The wrangling over the re-development of Lansdowne Park went on for years. In the beginning there was going to be an international design competition but in the end, a private group of sports and developer types got control of the whole thing. A couple of months ago we walked around during an open house event. I did go in with an open mind. I was prepared to be positive, so yes, there are some green areas and there are a lot of benches and trees. The new stadium is impressive. I can see it would be a fun place to attend a concert or sports event.

However, there was no moment when I went “Oh wow!” If I had never seen the Cattle Castle (Aberdeen Pavillion) before, then that would have been my “Oh wow “ moment. It is a remarkable building and thank goodness it was restored several years ago. Another building that was saved and restored is the Horticultural Building. What simply does not easily blend with these architectural gems are the new buildings: the condos, the stores and the movie theatres. None of these were necessary        (unless you’re a developer looking to make money) but I could have accepted them if they were more attractive. So, we now have Whole Foods (often called whole pay cheque) and a movie complex which will take customers away from existing businesses along neighbouring Bank Street. The new public skating rink is a real asset but did we need a new Winners store there as well?

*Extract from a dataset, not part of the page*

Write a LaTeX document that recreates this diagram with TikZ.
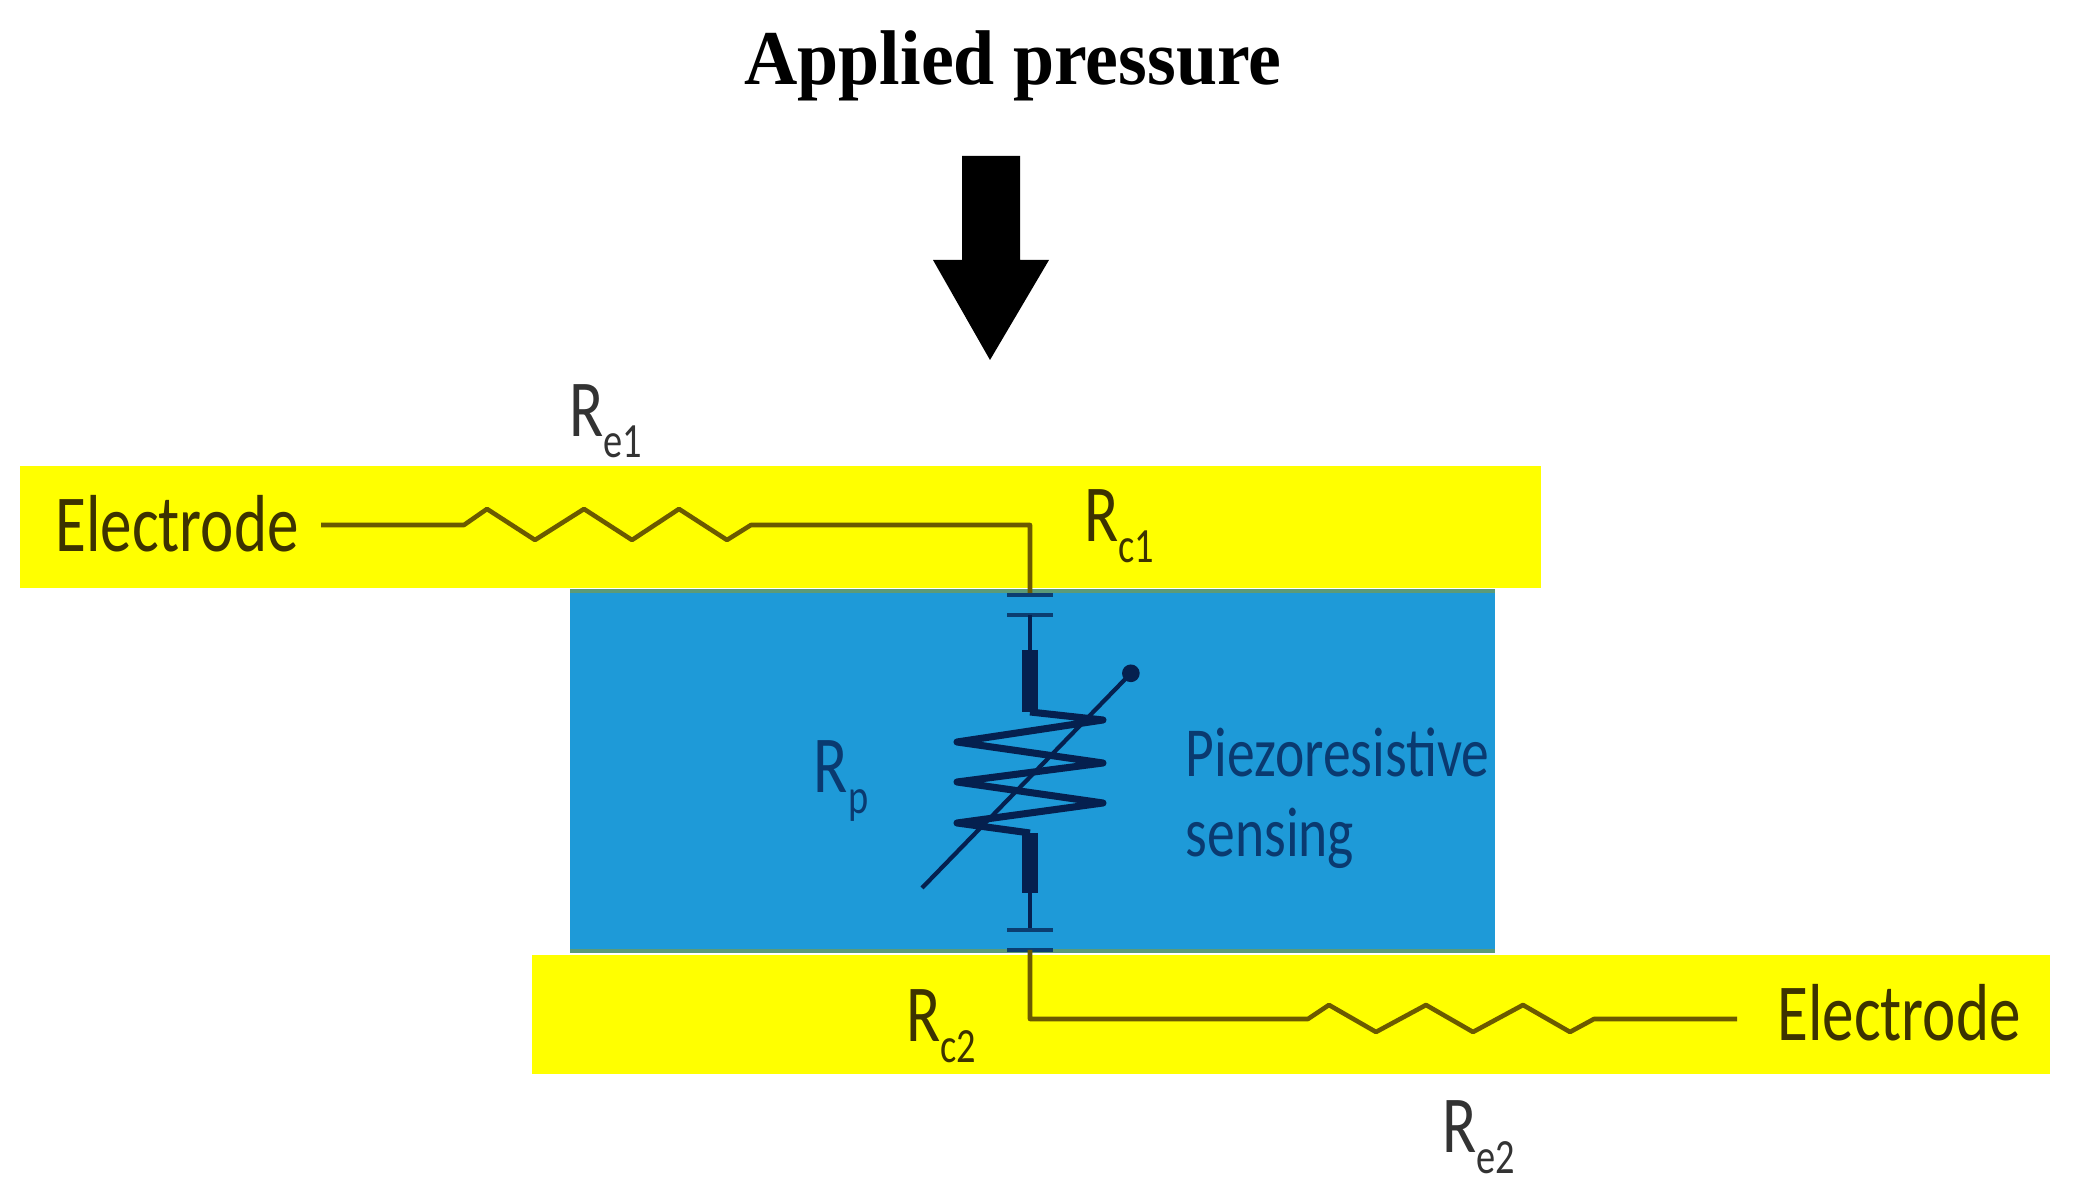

Over the years we have been lucky to visit many outstanding city parks: Central Park in New York, Balboa Park in San Diego, Luxembourg Gardens in Paris, and Stanley Park in Vancouver. It’s hard to enjoy those parks and not think about what could have been, on that magnificent site along the Rideau Canal in Ottawa. There are no condos, grocery stores or movie theatres in those other world famous parks.

Which brings me back to Halifax. That city is blessed with many parks, among them the Halifax Commons, Point Pleasant Park and the Halifax Public Gardens. Point Pleasant Park is an immense park with many paths.

While walking along the water you turn a corner and suddenly there is this beautiful gazebo - just one of the many visual treats along the way.



A gazebo..what a gift to a city!


The Halifax Public Gardens are a real treat.The actual gardens are stunning but it is not just the flowers. There is a huge pond, fountains,

stone bridges, walking paths and plenty of seating.  While there we had the good fortune to enjoy one of their free afternoon concerts.

It was a marvellous summer day. Hundreds of people were there, many of them getting an ice cream cone in the old Horticultural Hall  before sitting down to listen to the music. It was a perfect way to spend a summer afternoon.



Yes, our nations' capital could take a few lessons from this Maritime city. They know how to provide wonderful gathering places for their citizens. The Halifax Central Library is just another "Oh wow" place to add to their already impressive list.